# Provided data:
►

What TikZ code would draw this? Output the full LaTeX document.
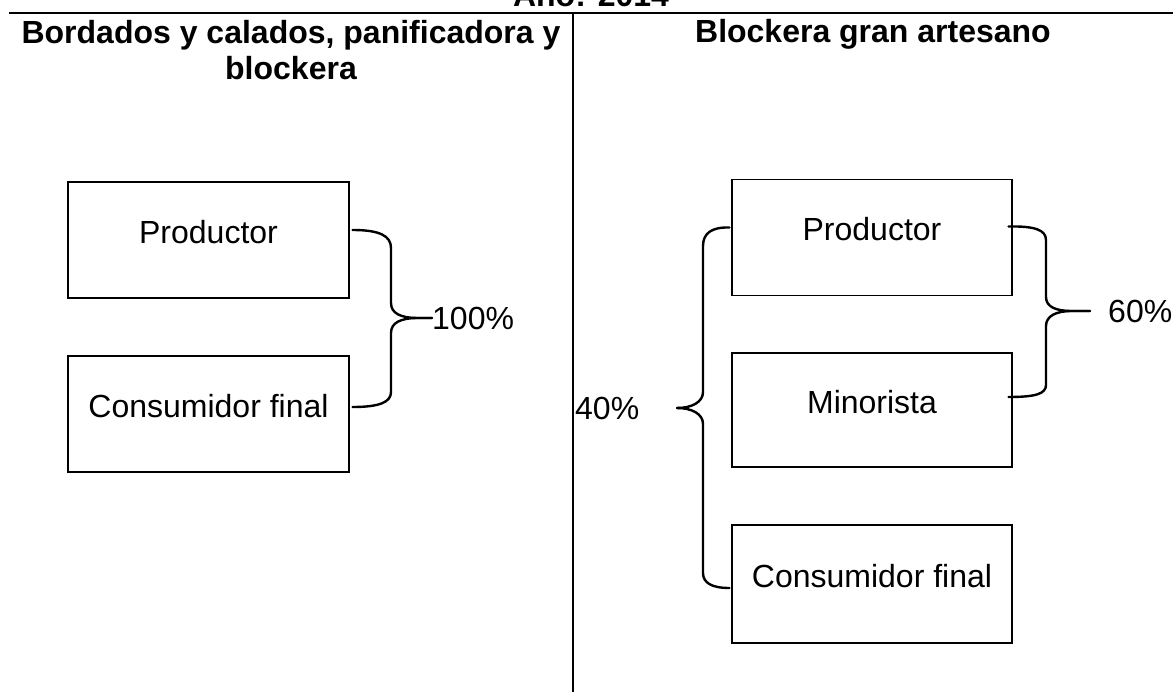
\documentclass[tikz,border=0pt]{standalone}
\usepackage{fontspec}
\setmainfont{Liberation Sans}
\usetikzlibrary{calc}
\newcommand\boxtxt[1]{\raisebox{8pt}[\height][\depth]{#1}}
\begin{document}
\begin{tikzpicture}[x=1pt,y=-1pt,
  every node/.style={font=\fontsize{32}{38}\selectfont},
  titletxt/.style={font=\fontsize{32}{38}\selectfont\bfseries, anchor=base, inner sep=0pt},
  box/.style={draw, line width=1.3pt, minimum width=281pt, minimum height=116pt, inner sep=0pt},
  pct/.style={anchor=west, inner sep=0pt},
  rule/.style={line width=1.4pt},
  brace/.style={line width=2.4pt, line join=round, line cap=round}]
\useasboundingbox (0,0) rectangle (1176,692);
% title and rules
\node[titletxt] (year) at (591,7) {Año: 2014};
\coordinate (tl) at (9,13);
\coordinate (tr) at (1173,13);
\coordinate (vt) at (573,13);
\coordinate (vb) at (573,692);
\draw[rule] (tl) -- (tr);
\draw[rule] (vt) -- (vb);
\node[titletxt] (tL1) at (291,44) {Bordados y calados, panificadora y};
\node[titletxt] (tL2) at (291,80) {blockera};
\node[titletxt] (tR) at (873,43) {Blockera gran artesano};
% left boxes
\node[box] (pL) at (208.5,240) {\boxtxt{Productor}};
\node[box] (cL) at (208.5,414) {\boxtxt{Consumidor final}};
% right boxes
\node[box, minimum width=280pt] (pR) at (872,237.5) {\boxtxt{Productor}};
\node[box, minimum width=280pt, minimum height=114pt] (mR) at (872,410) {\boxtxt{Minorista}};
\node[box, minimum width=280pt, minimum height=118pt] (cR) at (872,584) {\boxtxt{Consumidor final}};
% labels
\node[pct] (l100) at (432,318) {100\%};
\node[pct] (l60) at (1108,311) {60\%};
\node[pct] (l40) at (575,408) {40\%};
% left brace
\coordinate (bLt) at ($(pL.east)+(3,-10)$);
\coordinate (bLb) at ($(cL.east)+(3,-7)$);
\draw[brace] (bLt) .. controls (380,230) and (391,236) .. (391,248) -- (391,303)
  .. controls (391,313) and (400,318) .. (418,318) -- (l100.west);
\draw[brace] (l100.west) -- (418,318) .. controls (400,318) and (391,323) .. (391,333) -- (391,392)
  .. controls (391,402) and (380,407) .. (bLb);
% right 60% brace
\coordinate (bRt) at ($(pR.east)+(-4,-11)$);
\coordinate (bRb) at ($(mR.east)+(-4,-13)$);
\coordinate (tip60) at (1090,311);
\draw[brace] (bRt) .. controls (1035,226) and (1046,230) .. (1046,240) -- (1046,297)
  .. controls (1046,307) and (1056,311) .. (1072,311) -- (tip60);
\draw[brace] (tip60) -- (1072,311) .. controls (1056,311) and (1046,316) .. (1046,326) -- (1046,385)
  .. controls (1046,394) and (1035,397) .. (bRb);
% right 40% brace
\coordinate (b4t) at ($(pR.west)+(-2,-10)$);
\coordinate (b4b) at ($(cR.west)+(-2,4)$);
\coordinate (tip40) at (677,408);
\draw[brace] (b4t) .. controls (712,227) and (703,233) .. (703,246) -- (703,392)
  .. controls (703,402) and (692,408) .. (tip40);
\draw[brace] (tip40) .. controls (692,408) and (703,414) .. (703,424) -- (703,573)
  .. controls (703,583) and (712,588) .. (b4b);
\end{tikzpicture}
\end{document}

◄

# Short problem:
In the copy, include no pictures; restate the listing above exactly.

# Exercise response:
What TikZ code would draw this? Output the full LaTeX document.
\documentclass[tikz,border=0pt]{standalone}
\usepackage{fontspec}
\setmainfont{Liberation Sans}
\usetikzlibrary{calc}
\newcommand\boxtxt[1]{\raisebox{8pt}[\height][\depth]{#1}}
\begin{document}
\begin{tikzpicture}[x=1pt,y=-1pt,
  every node/.style={font=\fontsize{32}{38}\selectfont},
  titletxt/.style={font=\fontsize{32}{38}\selectfont\bfseries, anchor=base, inner sep=0pt},
  box/.style={draw, line width=1.3pt, minimum width=281pt, minimum height=116pt, inner sep=0pt},
  pct/.style={anchor=west, inner sep=0pt},
  rule/.style={line width=1.4pt},
  brace/.style={line width=2.4pt, line join=round, line cap=round}]
\useasboundingbox (0,0) rectangle (1176,692);
% title and rules
\node[titletxt] (year) at (591,7) {Año: 2014};
\coordinate (tl) at (9,13);
\coordinate (tr) at (1173,13);
\coordinate (vt) at (573,13);
\coordinate (vb) at (573,692);
\draw[rule] (tl) -- (tr);
\draw[rule] (vt) -- (vb);
\node[titletxt] (tL1) at (291,44) {Bordados y calados, panificadora y};
\node[titletxt] (tL2) at (291,80) {blockera};
\node[titletxt] (tR) at (873,43) {Blockera gran artesano};
% left boxes
\node[box] (pL) at (208.5,240) {\boxtxt{Productor}};
\node[box] (cL) at (208.5,414) {\boxtxt{Consumidor final}};
% right boxes
\node[box, minimum width=280pt] (pR) at (872,237.5) {\boxtxt{Productor}};
\node[box, minimum width=280pt, minimum height=114pt] (mR) at (872,410) {\boxtxt{Minorista}};
\node[box, minimum width=280pt, minimum height=118pt] (cR) at (872,584) {\boxtxt{Consumidor final}};
% labels
\node[pct] (l100) at (432,318) {100\%};
\node[pct] (l60) at (1108,311) {60\%};
\node[pct] (l40) at (575,408) {40\%};
% left brace
\coordinate (bLt) at ($(pL.east)+(3,-10)$);
\coordinate (bLb) at ($(cL.east)+(3,-7)$);
\draw[brace] (bLt) .. controls (380,230) and (391,236) .. (391,248) -- (391,303)
  .. controls (391,313) and (400,318) .. (418,318) -- (l100.west);
\draw[brace] (l100.west) -- (418,318) .. controls (400,318) and (391,323) .. (391,333) -- (391,392)
  .. controls (391,402) and (380,407) .. (bLb);
% right 60% brace
\coordinate (bRt) at ($(pR.east)+(-4,-11)$);
\coordinate (bRb) at ($(mR.east)+(-4,-13)$);
\coordinate (tip60) at (1090,311);
\draw[brace] (bRt) .. controls (1035,226) and (1046,230) .. (1046,240) -- (1046,297)
  .. controls (1046,307) and (1056,311) .. (1072,311) -- (tip60);
\draw[brace] (tip60) -- (1072,311) .. controls (1056,311) and (1046,316) .. (1046,326) -- (1046,385)
  .. controls (1046,394) and (1035,397) .. (bRb);
% right 40% brace
\coordinate (b4t) at ($(pR.west)+(-2,-10)$);
\coordinate (b4b) at ($(cR.west)+(-2,4)$);
\coordinate (tip40) at (677,408);
\draw[brace] (b4t) .. controls (712,227) and (703,233) .. (703,246) -- (703,392)
  .. controls (703,402) and (692,408) .. (tip40);
\draw[brace] (tip40) .. controls (692,408) and (703,414) .. (703,424) -- (703,573)
  .. controls (703,583) and (712,588) .. (b4b);
\end{tikzpicture}
\end{document}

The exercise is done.